* _Exercise description_: Return all of the data exactly as written, without the pictures.

* _Given information_:
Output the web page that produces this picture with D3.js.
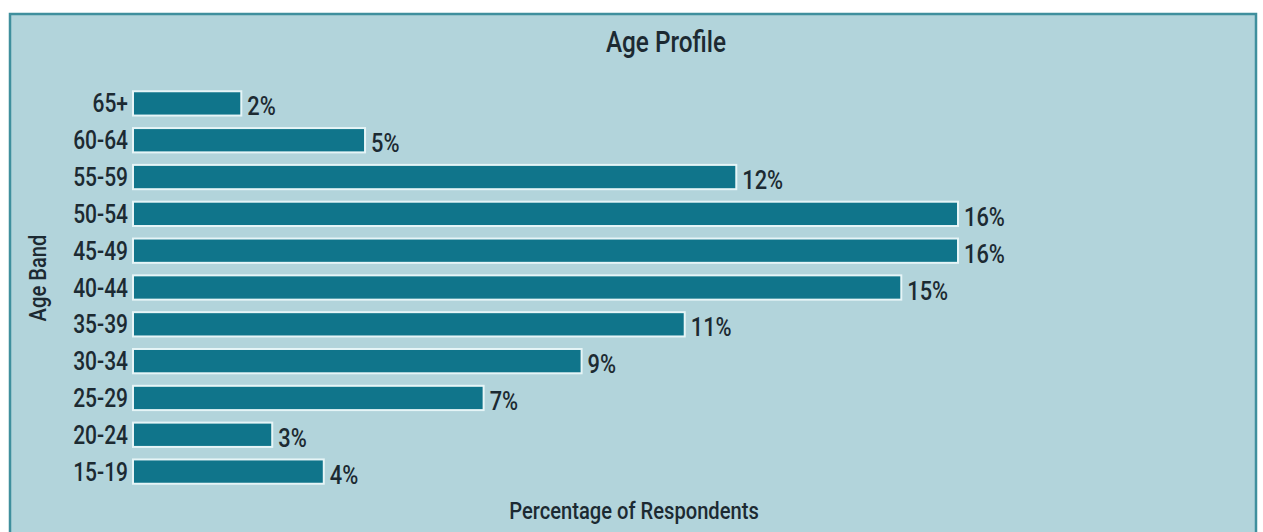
<!DOCTYPE html>
<html><head><meta charset="utf-8">
<script src="https://cdn.jsdelivr.net/npm/d3@7"></script>
<style>
html,body{margin:0;padding:0;background:#fff;}
svg{display:block;}
text{font-family:Roboto,"DejaVu Sans Condensed",sans-serif;fill:#1c2a32;font-weight:500;}
</style></head>
<body>
<svg id="chart" width="1263" height="532"></svg>
<script>
const categories = ["65+","60-64","55-59","50-54","45-49","40-44","35-39","30-34","25-29","20-24","15-19"];
const values = [2.1,4.5,11.7,16.0,16.0,14.9,10.7,8.7,6.8,2.7,3.7];
const valueLabels = ["2%","5%","12%","16%","16%","15%","11%","9%","7%","3%","4%"];
const title = "Age Profile";
const xTitle = "Percentage of Respondents";
const yTitle = "Age Band";

const SX = 0.84; // horizontal condensing of the font

const svg = d3.select("#chart");
svg.append("rect").attr("x",10).attr("y",14).attr("width",1246).attr("height",530)
  .attr("fill","#b2d4db").attr("stroke","#3f8f9d").attr("stroke-width",2.5);

const x = d3.scaleLinear().domain([0,16]).range([133,958]);
const y = d3.scaleBand().domain(categories).range([85,490]).paddingInner(0.34).paddingOuter(0.17);

const data = categories.map((c,i)=>({c,v:values[i],l:valueLabels[i]}));

svg.append("g").selectAll("rect").data(data).join("rect")
  .attr("x",x(0)).attr("y",d=>y(d.c))
  .attr("width",d=>x(d.v)-x(0)).attr("height",y.bandwidth())
  .attr("fill","#10758b").attr("stroke","#e6f5f7").attr("stroke-width",2);

const yAxis = d3.axisLeft(y).tickSize(0).tickPadding(0);
const gy = svg.append("g").attr("transform",`translate(${x(0)-5},0)`).call(yAxis);
gy.select(".domain").remove();
gy.selectAll("text").attr("x",0).attr("dy",null).attr("y",9)
  .attr("transform",`scale(${SX},1)`)
  .style("font-size","25px").style("font-family",null).attr("fill","#1c2a32");

svg.append("g").selectAll("text").data(data).join("text")
  .attr("transform",d=>`translate(${x(d.v)+6},${y(d.c)+y.bandwidth()/2+12}) scale(${SX},1)`)
  .style("font-size","26px").text(d=>d.l);

svg.append("text").attr("transform",`translate(666,52) scale(${SX},1)`).attr("text-anchor","middle")
  .style("font-size","29px").text(title);
svg.append("text").attr("transform",`translate(634,519) scale(${SX},1)`).attr("text-anchor","middle")
  .style("font-size","24px").text(xTitle);
svg.append("text").attr("transform",`translate(46,278) rotate(-90) scale(${SX},1)`).attr("text-anchor","middle")
  .style("font-size","24px").text(yTitle);
</script>
</body></html>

* _Full output_:
Output the web page that produces this picture with D3.js.
<!DOCTYPE html>
<html><head><meta charset="utf-8">
<script src="https://cdn.jsdelivr.net/npm/d3@7"></script>
<style>
html,body{margin:0;padding:0;background:#fff;}
svg{display:block;}
text{font-family:Roboto,"DejaVu Sans Condensed",sans-serif;fill:#1c2a32;font-weight:500;}
</style></head>
<body>
<svg id="chart" width="1263" height="532"></svg>
<script>
const categories = ["65+","60-64","55-59","50-54","45-49","40-44","35-39","30-34","25-29","20-24","15-19"];
const values = [2.1,4.5,11.7,16.0,16.0,14.9,10.7,8.7,6.8,2.7,3.7];
const valueLabels = ["2%","5%","12%","16%","16%","15%","11%","9%","7%","3%","4%"];
const title = "Age Profile";
const xTitle = "Percentage of Respondents";
const yTitle = "Age Band";

const SX = 0.84; // horizontal condensing of the font

const svg = d3.select("#chart");
svg.append("rect").attr("x",10).attr("y",14).attr("width",1246).attr("height",530)
  .attr("fill","#b2d4db").attr("stroke","#3f8f9d").attr("stroke-width",2.5);

const x = d3.scaleLinear().domain([0,16]).range([133,958]);
const y = d3.scaleBand().domain(categories).range([85,490]).paddingInner(0.34).paddingOuter(0.17);

const data = categories.map((c,i)=>({c,v:values[i],l:valueLabels[i]}));

svg.append("g").selectAll("rect").data(data).join("rect")
  .attr("x",x(0)).attr("y",d=>y(d.c))
  .attr("width",d=>x(d.v)-x(0)).attr("height",y.bandwidth())
  .attr("fill","#10758b").attr("stroke","#e6f5f7").attr("stroke-width",2);

const yAxis = d3.axisLeft(y).tickSize(0).tickPadding(0);
const gy = svg.append("g").attr("transform",`translate(${x(0)-5},0)`).call(yAxis);
gy.select(".domain").remove();
gy.selectAll("text").attr("x",0).attr("dy",null).attr("y",9)
  .attr("transform",`scale(${SX},1)`)
  .style("font-size","25px").style("font-family",null).attr("fill","#1c2a32");

svg.append("g").selectAll("text").data(data).join("text")
  .attr("transform",d=>`translate(${x(d.v)+6},${y(d.c)+y.bandwidth()/2+12}) scale(${SX},1)`)
  .style("font-size","26px").text(d=>d.l);

svg.append("text").attr("transform",`translate(666,52) scale(${SX},1)`).attr("text-anchor","middle")
  .style("font-size","29px").text(title);
svg.append("text").attr("transform",`translate(634,519) scale(${SX},1)`).attr("text-anchor","middle")
  .style("font-size","24px").text(xTitle);
svg.append("text").attr("transform",`translate(46,278) rotate(-90) scale(${SX},1)`).attr("text-anchor","middle")
  .style("font-size","24px").text(yTitle);
</script>
</body></html>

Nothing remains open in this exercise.